Last year, I went to Memphis. A buddy of mine works for the Grizzlies, so I went down there with some friends to watch some horrible NBA basketball. Thankfully, we also got to watch some great NCAA basketball, so it was a wash on the sports front. And Brent loves it when I explain, on a position-by position basis, how the 2007-2008 University of Memphis team would have beaten the 2007-2008 Memphis Grizzlies.

The plan was for a weekend of constant revelry on Beale Street, but temperatures were in the low 30s the whole time we were there, so we had to come up with some indoor options. One of those options turned out to be a tour of Sun Studios. One could make a very convincing argument that rock and roll was invented in Memphis. Elvis. Johnny Cash. Carl Perkins. Jerry Lee Lewis. Walking through the studio, it's easy to imagine those guys inventing a whole genre of music.

But, of course, they didn't invent anything. They played instruments that had been around forever, using chords and keys and time signatures that had existed since the dawn of man. They put their own unique stamp on it, for sure, but it's not like they discovered fire or anything.

Later that night, after many beers, I watched an above-average cover band run through the hits in front of a very receptive audience.
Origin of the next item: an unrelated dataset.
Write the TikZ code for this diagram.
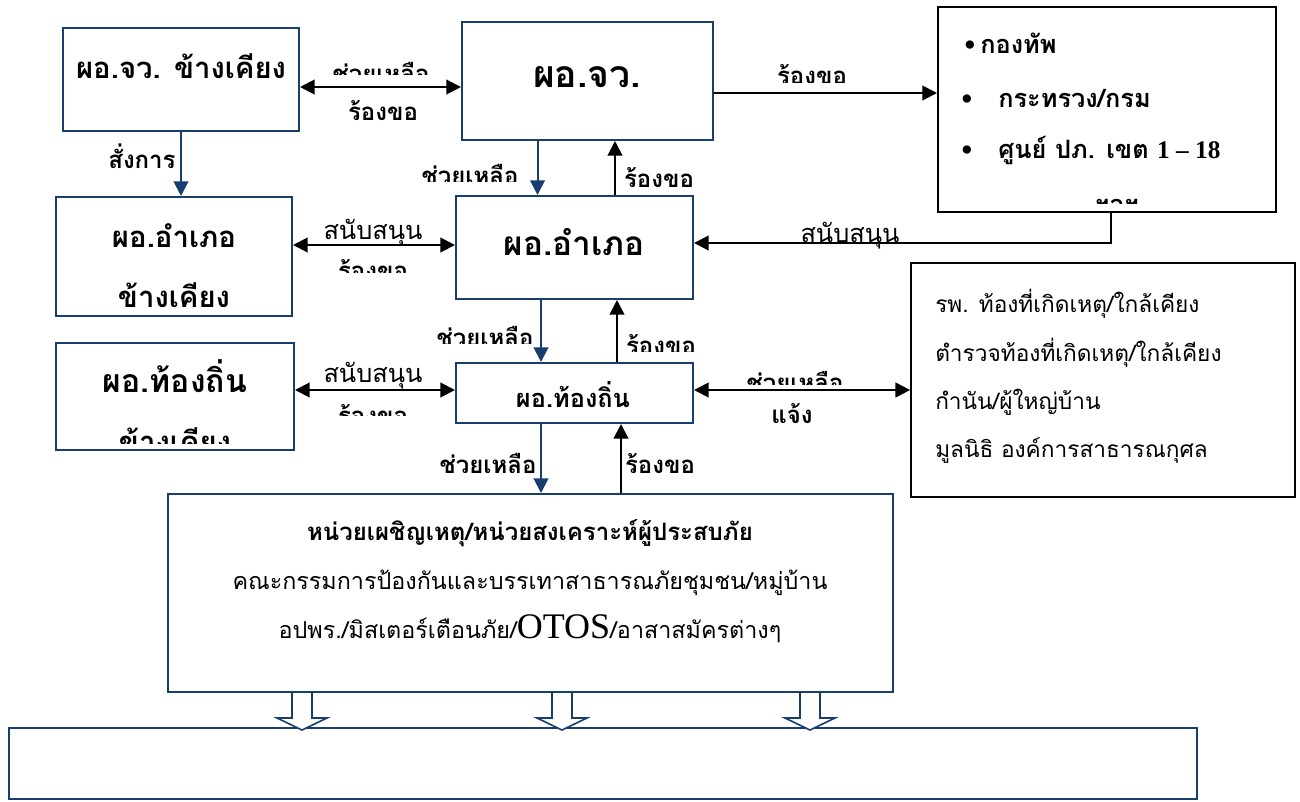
\documentclass[tikz,border=0pt]{standalone}
\usepackage{fontspec}
\setmainfont{Loma}[Script=Thai]
\newfontfamily\latinfont{Liberation Serif}
\usetikzlibrary{arrows.meta,calc,fit}
\definecolor{boxblue}{RGB}{24,62,112}

\begin{document}
\begin{tikzpicture}[x=0.75pt, y=-0.75pt,
    blbox/.style={draw=boxblue, line width=1.5pt, inner sep=0pt},
    bkbox/.style={draw=black, line width=1.5pt, inner sep=0pt},
    bkarr/.style={draw=black, line width=1.5pt, -{Triangle[length=11pt,width=11pt]}},
    bkdbl/.style={draw=black, line width=1.5pt, {Triangle[length=11pt,width=11pt]}-{Triangle[length=11pt,width=11pt]}},
    blarr/.style={draw=boxblue, line width=1.5pt, -{Triangle[length=11pt,width=11pt]}},
    hollow/.style={draw=boxblue, line width=1.2pt, fill=white, line join=miter},
    txt/.style={anchor=base, inner sep=0pt},
    ttl/.style={txt, font=\bfseries\fontsize{22}{25}\selectfont},
    lbl/.style={txt, font=\bfseries\fontsize{18}{20}\selectfont},
    sup/.style={txt, font=\fontsize{19}{22}\selectfont},
    dot/.style={txt, font=\latinfont\fontsize{26}{28}\selectfont},
    lst/.style={txt, anchor=base west, font=\fontsize{17}{19}\selectfont},
    hln/.style={txt, font=\fontsize{17.5}{20}\selectfont}]
    \useasboundingbox (0,0) rectangle (1300,801);

    % boxes
    \node[blbox, fit={(63,28) (299,131)}] (a) {};
    \node[blbox, fit={(462,22) (713,140)}] (b) {};
    \node[bkbox, fit={(938,7) (1276,212)}] (c) {};
    \node[blbox, fit={(456,196) (693,299)}] (d) {};
    \node[blbox, fit={(456,363) (693,423)}] (e) {};
    \node[blbox, fit={(56,197) (292,316)}] (f) {};
    \node[blbox, fit={(56,343) (294,450)}] (g) {};
    \node[blbox, fit={(168,494) (893,692)}] (h) {};
    \node[blbox, line width=2.2pt, fit={(9,728) (1197,799)}] (i) {};
    \node[bkbox, line width=1.3pt, fit={(911,263) (1295,497)}] (j) {};

    % box texts
    \node[ttl] (ta) at (181,78) {ผอ.จว. ข้างเคียง};
    \node[ttl, font=\bfseries\fontsize{28}{30}\selectfont] (tb) at (587,87) {ผอ.จว.};
    \node[ttl, font=\bfseries\fontsize{25}{28}\selectfont] (td) at (574,255) {ผอ.อำเภอ};
    \node[ttl, font=\bfseries\fontsize{19}{21}\selectfont] (te) at (573,407) {ผอ.ท้องถิ่น};
    \node[ttl] (tf1) at (174,247) {ผอ.อำเภอ};
    \node[ttl] (tf2) at (174,307) {ข้างเคียง};
    \node[ttl, font=\bfseries\fontsize{24}{26}\selectfont] (tg1) at (175,392) {ผอ.ท้องถิ่น};
    \begin{scope}
        \clip (60,400) rectangle (290,443);
        \node[ttl] (tg2) at (175,452) {ข้างเคียง};
    \end{scope}

    \node[dot] (c1) at (970,56) {•};
    \node[dot] (c2) at (967,110) {•};
    \node[dot] (c3) at (967,161) {•};
    \node[lst, font=\bfseries\fontsize{19}{21}\selectfont] (tc1) at (980,53) {กองทัพ};
    \node[lst, font=\bfseries\fontsize{19}{21}\selectfont] (tc2) at (998,107) {กระทรวง/กรม};
    \node[lst, font=\bfseries\fontsize{19}{21}\selectfont] (tc3) at (998,158) {ศูนย์ ปภ. เขต {\latinfont 1 – 18}};
    \begin{scope}
        \clip (1050,180) rectangle (1200,203);
        \node[txt, font=\bfseries\fontsize{19}{21}\selectfont] (tc4) at (1117,213) {ฯลฯ};
    \end{scope}

    \node[lst] (tj1) at (935,312) {รพ. ท้องที่เกิดเหตุ/ใกล้เคียง};
    \node[lst] (tj2) at (935,361) {ตำรวจท้องที่เกิดเหตุ/ใกล้เคียง};
    \node[lst] (tj3) at (935,409) {กำนัน/ผู้ใหญ่บ้าน};
    \node[lst] (tj4) at (935,457) {มูลนิธิ องค์การสาธารณกุศล};

    \node[hln, font=\bfseries\fontsize{18}{20}\selectfont] (th1) at (530,540) {หน่วยเผชิญเหตุ/หน่วยสงเคราะห์ผู้ประสบภัย};
    \node[hln] (th2) at (530,589) {คณะกรรมการป้องกันและบรรเทาสาธารณภัยชุมชน/หมู่บ้าน};
    \node[hln] (th3) at (530,638) {อปพร./มิสเตอร์เตือนภัย/{\latinfont\fontsize{27}{29}\selectfont OTOS}/อาสาสมัครต่างๆ};

    % connectors
    \draw[bkdbl] ($(a.east)+(0,7.5)$) coordinate (p1) -- (p1 -| b.west);
    \draw[blarr] (a.south) -- (a.south |- f.north);
    \draw[blarr] ($(b.south)+(-50,0)$) coordinate (p2) -- (p2 |- d.north);
    \draw[bkarr] ($(d.north)+(40.5,0)$) coordinate (p3) -- (p3 |- b.south);
    \draw[bkarr] ($(b.east)+(0,12)$) coordinate (p4) -- (p4 -| c.west);
    \draw[bkarr] ($(c.south)+(4,0)$) |- ($(d.east)+(0,-4.5)$);
    \draw[bkdbl] ($(f.east)+(0,-11.5)$) coordinate (p5) -- (p5 -| d.west);
    \draw[blarr] ($(d.south)+(-33.5,0)$) coordinate (p6) -- (p6 |- e.north);
    \draw[bkarr] ($(e.north)+(42.5,0)$) coordinate (p7) -- (p7 |- d.south);
    \draw[bkdbl] ($(g.east)+(0,-6.5)$) coordinate (p8) -- (p8 -| e.west);
    \draw[bkdbl] ($(e.east)+(0,-3)$) coordinate (p9) -- (p9 -| j.west);
    \draw[blarr] ($(e.south)+(-33.5,0)$) coordinate (p10) -- (p10 |- h.north);
    \draw[bkarr] ($(h.north)+(90.5,0)$) coordinate (p11) -- (p11 |- e.south);
    \foreach \dx in {-228.5,31.5,279.5}
        \draw[hollow] ($(h.south)+({\dx-10},0)$) -- ++(0,25) -- ++(-15,0) -- ++(25,12) -- ++(25,-12) -- ++(-15,0) -- ++(0,-25);

    % connector labels
    \begin{scope}
        \clip (310,40) rectangle (455,74);
        \node[lbl] (l1) at (381,82) {ช่วยเหลือ};
    \end{scope}
    \node[lbl] (l2) at (383,120) {ร้องขอ};
    \node[lbl] (l3) at (142,168) {สั่งการ};
    \begin{scope}
        \clip (400,150) rectangle (535,181);
        \node[lbl] (l4) at (470,184) {ช่วยเหลือ};
    \end{scope}
    \node[lbl] (l5) at (659,187) {ร้องขอ};
    \begin{scope}
        \clip (740,50) rectangle (890,82);
        \node[lbl] (l6) at (812,84) {ร้องขอ};
    \end{scope}
    \node[sup] (l7) at (850,242) {สนับสนุน};
    \node[sup] (l8) at (373,239) {สนับสนุน};
    \begin{scope}
        \clip (300,250) rectangle (450,272);
        \node[lbl] (l9) at (373,279) {ร้องขอ};
    \end{scope}
    \begin{scope}
        \clip (420,310) rectangle (538,343);
        \node[lbl] (l10) at (485,346) {ช่วยเหลือ};
    \end{scope}
    \begin{scope}
        \clip (620,310) rectangle (720,351);
        \node[lbl] (l11) at (661,354) {ร้องขอ};
    \end{scope}
    \node[sup] (l12) at (373,382) {สนับสนุน};
    \begin{scope}
        \clip (300,395) rectangle (450,415);
        \node[lbl] (l13) at (373,424) {ร้องขอ};
    \end{scope}
    \begin{scope}
        \clip (720,360) rectangle (880,384);
        \node[lbl] (l14) at (795,391) {ช่วยเหลือ};
    \end{scope}
    \node[lbl] (l15) at (792,423) {แจ้ง};
    \node[lbl] (l16) at (488,473) {ช่วยเหลือ};
    \node[lbl] (l17) at (660,473) {ร้องขอ};
\end{tikzpicture}
\end{document}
There was nothing amazing about them, but they all seemed like competent musicians who worked well together, and they obviously loved performing ... but I'd seen hundreds of bands like that over the years.

So here's the question in a different form: If the Sun Studios guys had walked out of that studio directly into this bar, would they think that this cover band was the absolute greatest band in the history of the world? Or would they think it was just noise?

Let's say, for the sake of argument, that the cover band stuck with rock songs played on guitars and drums (no hip hop, no crazy keyboard effects). Remember that scene in Back to the Future where Marty starts wailing on the guitar and it freaks everyone out? I'm not talking about that. Obviously, if Elvis saw a DJ scratching, he wouldn't know what to make of it. But simple songs, four-chord progressions in 2/4 time. Let's say they played this set:

Lynyrd Skynyrd - Sweet Home Alabama
Journey - Don't Stop Believin'
Guns N Roses - Sweet Child O Mine
Steppenwolf - Born to Be Wild
Bon Jovi - Livin' On a Prayer
Cheap Trick - Surrender
KISS - Rock and Roll All Night
Blue Oyster Cult - Burnin' For You
Rolling Stones - Tumbling Dice
Thin Lizzy - The Boys are Back in Town

There's nothing incredibly musically groundbreaking on that list. The Sun Studios guys would at least understand how the sounds were being made. What would they think? Would Johnny Cash listen to that set and think "I am absolutely wasting my time trying to be a musician. These guys are incomparable geniuses and I could never write one song as good as this, much less ten?" Or would they just be confused?

Let's try this from another angle. Nick Hornby, in his excellent essay collection "Songbook," makes this observation:

"A couple of times a year I make myself a tape to play in the car, a tape full of all the new songs I've loved over the previous few months, and every time I finish one I can't believe that there'll be another. Yet there always is, and I can't wait for the next one; you need only a few hundred more things like that, and you've got a life worth living."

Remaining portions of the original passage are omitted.